I have been reading Uncle Tom’s Cabin with my church history class, and I came upon this wonderful passage the other night. It talks about the relationship between Tom, the courageous and generous slave, and his young mistress Eva. She is one of those fine 19th-century novel heroines, like Dickens’ Little Nell, a child of uncommon grace, ethereal beauty, and radiant faith, who blesses all with whom she comes in contact. She is also physically frail and dies prematurely of consumption, attended by her father, Mr. St. Clare, her aunt, Miss Feely, and her loving brother in Christ, Tom.
The friend who knew most of Eva’s own imaginings and foreshadowings was her faithful bearer, Tom. To him she said what she would not disturb her father by saying. To him she imparted those mysterious intimations which the soul feels, as the cords begin to unbind, ere it leaves its clay forever.
Tom, at last, would not sleep in his room, but lay all night in the outer verandah, ready to rouse at every call.
“Uncle Tom, what alive have you taken to sleeping anywhere and everywhere, like a dog, for?” said Miss Ophelia. “I thought you was one of the orderly sort, that liked to lie in bed in a Christian way.”
“I do, Miss Feely,” said Tom, mysteriously. “I do, but now—”
“Well, what now?”
“We mustn’t speak loud; Mas’r St. Clare won’t hear on’t; but Miss Feely, you know there must be somebody watchin’ for the bridegroom.”
“What do you mean, Tom?”
“You know it says in Scripture, ‘At midnight there was a great cry made. Behold, the bridegroom cometh.’ That’s what I’m spectin now, every night, Miss Feely,—and I couldn’t sleep out o’ hearin, no ways.”
“Why, Uncle Tom, what makes you think so?”
“Miss Eva, she talks to me. The Lord, he sends his messenger in the soul. I must be that, Miss Feely; for when that ar blessed child goes into the kingdom, they’ll open the door so wide, we’ll all get a look in at the glory, Miss Feely.”

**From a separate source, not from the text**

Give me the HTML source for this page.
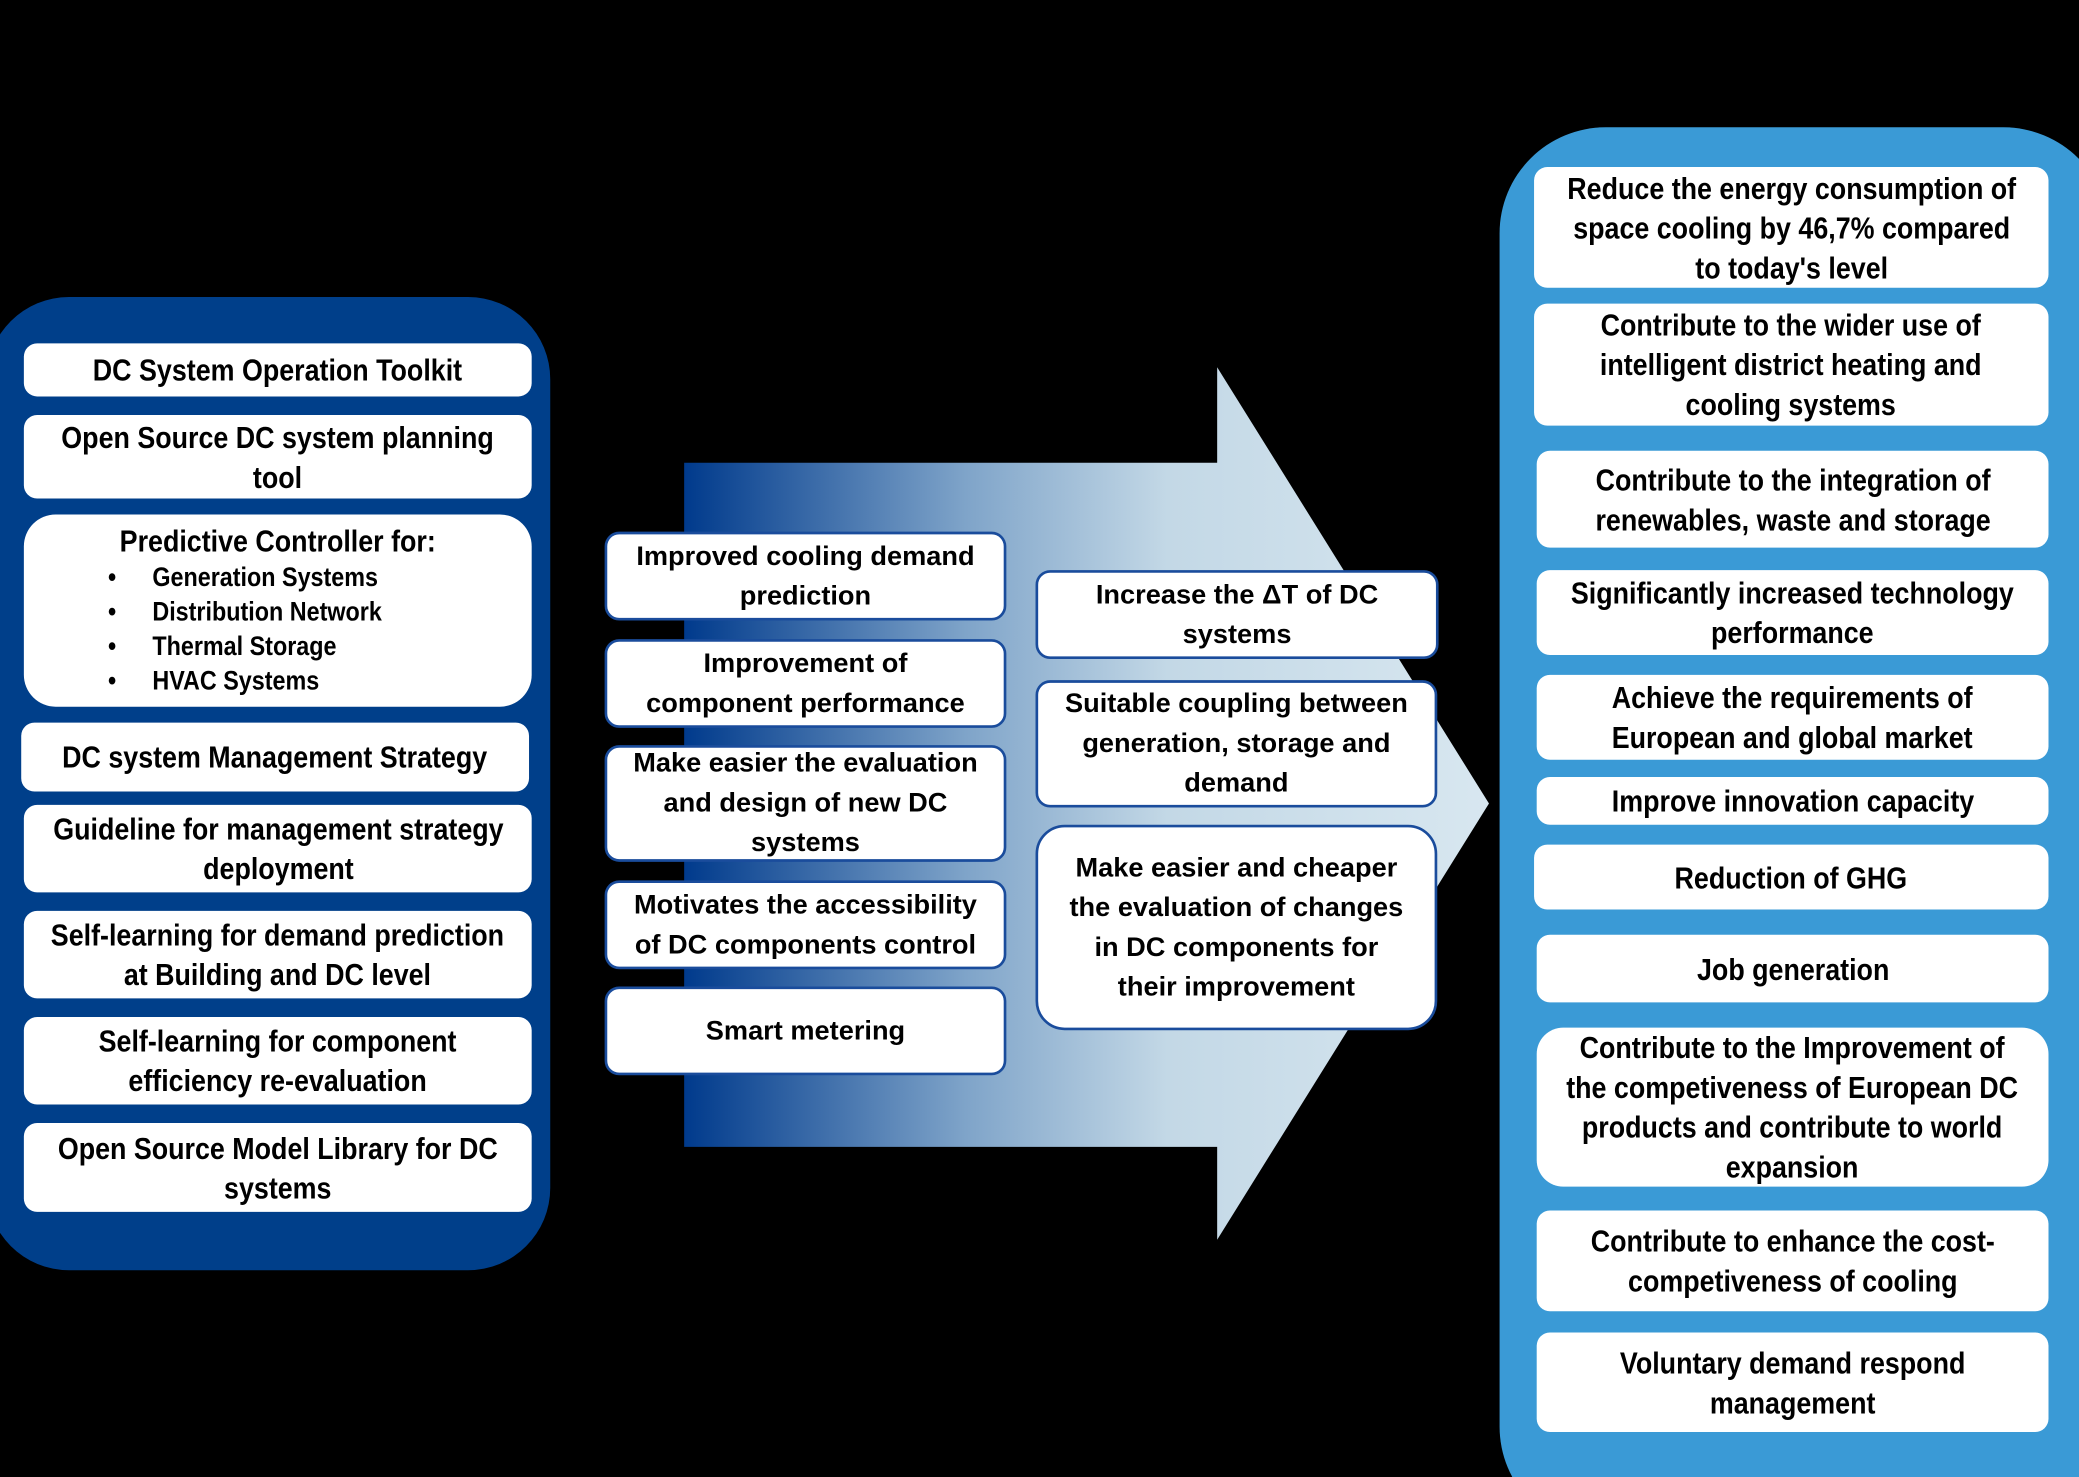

Now look how the story from Matthew is heard. The bridegroom’s coming is not a threat to those awaiting his arrival. The bridegroom comes for Eva to take her home, and she dies resplendent in his glorious light. He will come for Tom, his radiance incinerating the arrogance and brutality of the earthly slave’s oppressors. The Bridegroom will come too for Eva’s doubting and vacillating father, illuminating his way to repentance and hope. His brilliance will show Aunt Feely the difference between principled virtue and the heart’s true charity. And so there is no end to the Savior’s transforming grace, whatever our need. For it is the Bridegroom who lights the way, for wise and foolish alike, into his Father’s house.